Sleep deprivation does funny things to me and I think when feeling vulnerable, little things like a rosy sunrise, fields of cosmos or an owl perched on a fence post, will set me off. My Nana would also have said "Silly Goose!"
Kenda I hope you can relax this weekend and catch up on some sleep.
Take care.
so true that the random crying is a sign to pay attention. I'm right here with you sister. I have a boatload of confidence in your ability to navigate the circus while holding on to your balloon bouquet (I also like your thought of wearing heavier shoes...). disconnect this weekend if you can and rest your sweet head and heart. xo.
I've had those moments that have suddenly reduced me to tears of wonder. They were great moments, over in an instant but leaving me so at peace and in touch with everything. They only come along once in a while and remind us to just be in the now and trust that the universe will look after us. Love you xo
This morning, as I was doing my hair, I lifted my arm up and noticed the tag for my blouse on the side seam. I had my blouse on inside out! In my rush I had not realised it was. I was so grateful that I did notice!
I am sure you were admired for your creative bravery in wearing mismatched earrings!

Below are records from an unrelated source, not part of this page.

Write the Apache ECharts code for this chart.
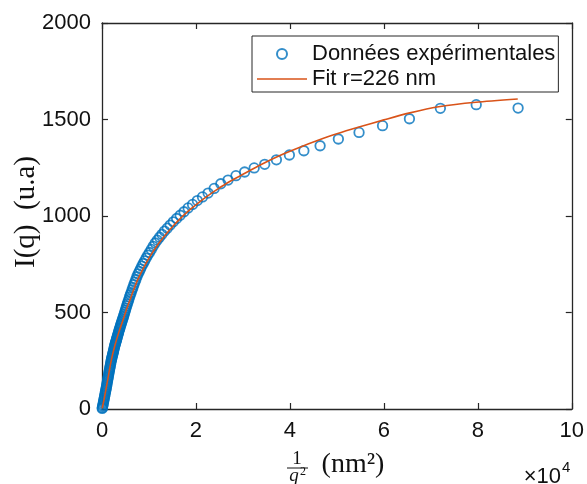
<!DOCTYPE html>
<html>
<head>
<meta charset="utf-8">
<script src="https://cdn.jsdelivr.net/npm/echarts@6/dist/echarts.min.js"></script>
<style>
html,body{margin:0;padding:0;background:#fff;}
#chart{width:587px;height:484px;}
</style>
</head>
<body>
<div id="chart"></div>
<script>
// Experimental data: x = 1/q^2 (nm^2), I(q) (u.a)
const expX = [88577,79663,72030,65444,59721,54718,50317,46427,42972,39888,
  37125,34639,32395,30362,28514,26831,25292,23881,22586,21393,
  20292,19274,18331,17455,16641,15882,15174,14512,13893,13313,
  12768,12256,11774,11320,10892,10487,10105,9743,9400,9075,
  8767,8474,8196,7931,7678,7438,7209,6990,6781,6581,
  6390,6207,6032,5864,5703,5548,5400,5258,5121,4989,
  4863,4741,4624,4511,4402,4297,4196,4098,4004,3913,
  3825,3739,3657,3578,3500,3426,3354,3284,3216,3150,3086,
  3020,2960,2900,2840,2780,2720,2660,2600,2540,2480,
  2420,2360,2300,2240,2180,2120,2060,2000,1940,1880,
  1820,1760,1700,1640,1580,1520,1460,1400,1340,1280,
  1220,1160,1100,1040,980,920,860,800,740,680,
  620,560,500,440,380,320,260,200,140,80,40];
const expI = [1559,1577,1558,1504,1468,1433,1399,1364,1338,1316,
  1291,1268,1249,1228,1209,1186,1167,1143,1119,1099,
  1080,1060,1042,1022,1004,987,970,953,937,922,
  905,890,875,860,843,827,811,797,782,767,
  754,740,726,713,700,686,671,657,644,630,
  617,603,592,580,567,556,545,534,523,512,
  502,492,483,474,466,458,451,443,436,429,
  421,415,409,401,395,389,382,377,371,365,360,
  354,349,344,339,334,328,322,316,309,303,
  297,291,285,279,273,267,261,255,248,240,
  232,224,216,208,201,193,185,176,168,160,
  152,144,136,127,119,112,104,96,89,81,
  73,66,58,51,43,36,29,21,14,7,3];

// Fit curve
const fitX = [50,420,1000,1500,1970,2750,3750,4600,5300,6050,
  6700,7600,8600,9600,10600,11900,13300,15000,16800,18600,
  20400,22500,24600,27000,30000,34000,37750,42000,46000,50000,
  54700,60000,65300,72000,79600,88500];
const fitI = [3,48,122,190,252,330,410,470,522,572,
  615,670,720,765,805,852,896,944,990,1030,
  1066,1104,1139,1176,1216,1268,1312,1355,1392,1426,
  1461,1498,1533,1567,1589,1606];

const seriesNames = ['Données expérimentales', 'Fit r=226 nm'];
const xTickLabels = ['0','2','4','6','8','10'];
const yTickLabels = ['0','500','1000','1500','2000'];

const expData = expX.map((x, i) => [x, expI[i]]);
const fitData = fitX.map((x, i) => [x, fitI[i]]);

const axisColor = '#262626';
const sans = "'Liberation Sans', Arial, sans-serif";
const serif = "'Liberation Serif', 'Times New Roman', serif";

const chart = echarts.init(document.getElementById('chart'), null, {renderer: 'canvas'});

function tick() { return {show: true, inside: true, length: 6, lineStyle: {color: axisColor, width: 1.2}}; }
function axLine() { return {show: true, onZero: false, lineStyle: {color: axisColor, width: 1.3}}; }

chart.setOption({
  animation: false,
  backgroundColor: '#fff',
  grid: {left: 102, right: 14, top: 23, bottom: 75, containLabel: false},
  xAxis: [{
    type: 'value', min: 0, max: 100000, interval: 20000, position: 'bottom',
    axisLine: axLine(), axisTick: tick(),
    axisLabel: {
      fontSize: 22, fontFamily: sans, color: '#111', margin: 11,
      formatter: (v) => xTickLabels[Math.round(v / 20000)]
    },
    splitLine: {show: false}
  }, {
    type: 'value', min: 0, max: 100000, interval: 20000, position: 'top',
    axisLine: axLine(), axisTick: tick(), axisLabel: {show: false}, splitLine: {show: false}
  }],
  yAxis: [{
    type: 'value', min: 0, max: 2000, interval: 500, position: 'left',
    axisLine: axLine(), axisTick: tick(),
    axisLabel: {
      fontSize: 22, fontFamily: sans, color: '#111', margin: 11,
      formatter: (v) => yTickLabels[Math.round(v / 500)]
    },
    splitLine: {show: false}
  }, {
    type: 'value', min: 0, max: 2000, interval: 500, position: 'right',
    axisLine: axLine(), axisTick: tick(), axisLabel: {show: false}, splitLine: {show: false}
  }],
  legend: {
    orient: 'vertical', left: 252, top: 36,
    padding: [7, 3, 2, 5], itemGap: 3, itemWidth: 50, itemHeight: 10,
    borderColor: axisColor, borderWidth: 1, backgroundColor: '#fff',
    symbolKeepAspect: true,
    textStyle: {fontSize: 22, fontFamily: sans, color: '#111', lineHeight: 22},
    data: [
      {name: seriesNames[0]},
      {name: seriesNames[1], icon: 'path://M0,0 L50,0 L50,1.6 L0,1.6 Z'}
    ]
  },
  series: [{
    name: seriesNames[0], type: 'scatter', data: expData,
    symbol: 'circle', symbolSize: 9.5,
    itemStyle: {color: 'rgba(0,0,0,0)', borderColor: '#0072BD', borderWidth: 1.8},
    z: 2
  }, {
    name: seriesNames[1], type: 'line', data: fitData,
    symbol: 'none', smooth: 0.25,
    lineStyle: {color: '#D95319', width: 1.6},
    itemStyle: {color: '#D95319'},
    z: 3
  }],
  graphic: [
    {type: 'text', x: 26, y: 212, rotation: Math.PI / 2,
      style: {text: 'I(q)\u2002(u.a)', fontSize: 29, fontFamily: serif, fill: '#111', align: 'center', verticalAlign: 'middle'}},
    {type: 'text', x: 297, y: 459,
      style: {text: '1', fontSize: 19, fontFamily: serif, fill: '#111', align: 'center', verticalAlign: 'middle'}},
    {type: 'line', shape: {x1: 287, y1: 468, x2: 308, y2: 468}, style: {stroke: '#111', lineWidth: 1}},
    {type: 'text', x: 294, y: 476,
      style: {text: 'q', fontSize: 19, fontStyle: 'italic', fontFamily: serif, fill: '#111', align: 'center', verticalAlign: 'middle'}},
    {type: 'text', x: 303, y: 472,
      style: {text: '2', fontSize: 12, fontFamily: serif, fill: '#111', align: 'center', verticalAlign: 'middle'}},
    {type: 'text', x: 353, y: 465,
      style: {text: '(nm²)', fontSize: 28, fontFamily: serif, fill: '#111', align: 'center', verticalAlign: 'middle'}},
    {type: 'text', x: 561, y: 477,
      style: {text: '×10', fontSize: 22, fontFamily: sans, fill: '#111', align: 'right', verticalAlign: 'middle'}},
    {type: 'text', x: 562, y: 468,
      style: {text: '4', fontSize: 15, fontFamily: sans, fill: '#111', align: 'left', verticalAlign: 'middle'}}
  ]
});
</script>
</body>
</html>
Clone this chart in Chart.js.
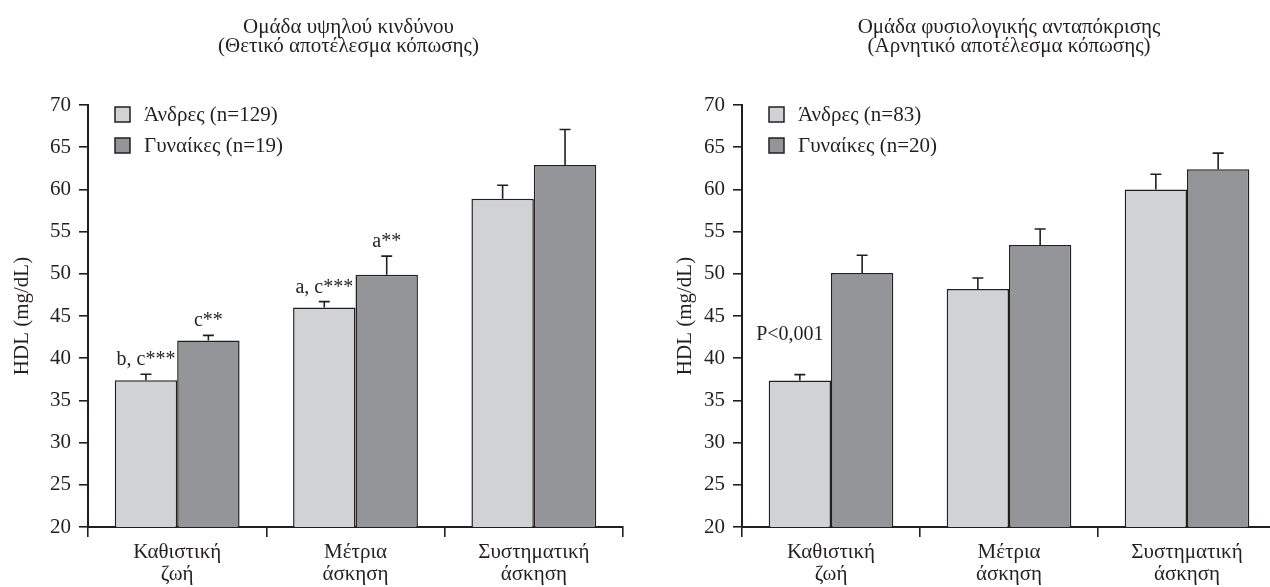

A good night's sleep would help a lot!
It's interesting how our bodies have a way of saying, pay attention. I think a good cry is that - a good cry. Sometimes we need it. There's relief in it. I know what you're saying though - it's the unexpectedness, the 'in public' that caught you by surprise. And the odd earrings...
You are such a good kind soul who cares so much no matter how big or small the details are. Maybe it's some freedom you need. The need to not pay attention to so many details, but to have space and, like your balloons, to float and be in all of that sky...not so tethered...do you know what I mean? I'm sending you good thoughts and well wishes. I hope you can feel them. :)
The random crying is a sure sign to take a step back and pop some of those balloons - been there myself recently and understand!
I found your blog via Bev Gilbert & Curious Lisa, and love it. Thank you for brightening my life.
I am a Brit who is on a 3 week vacation in the US, you sound like somebodu from the US living in Britain, I hope that if that is the case, you are enjoying your stay...
I love the view you are showing me of the country I live in!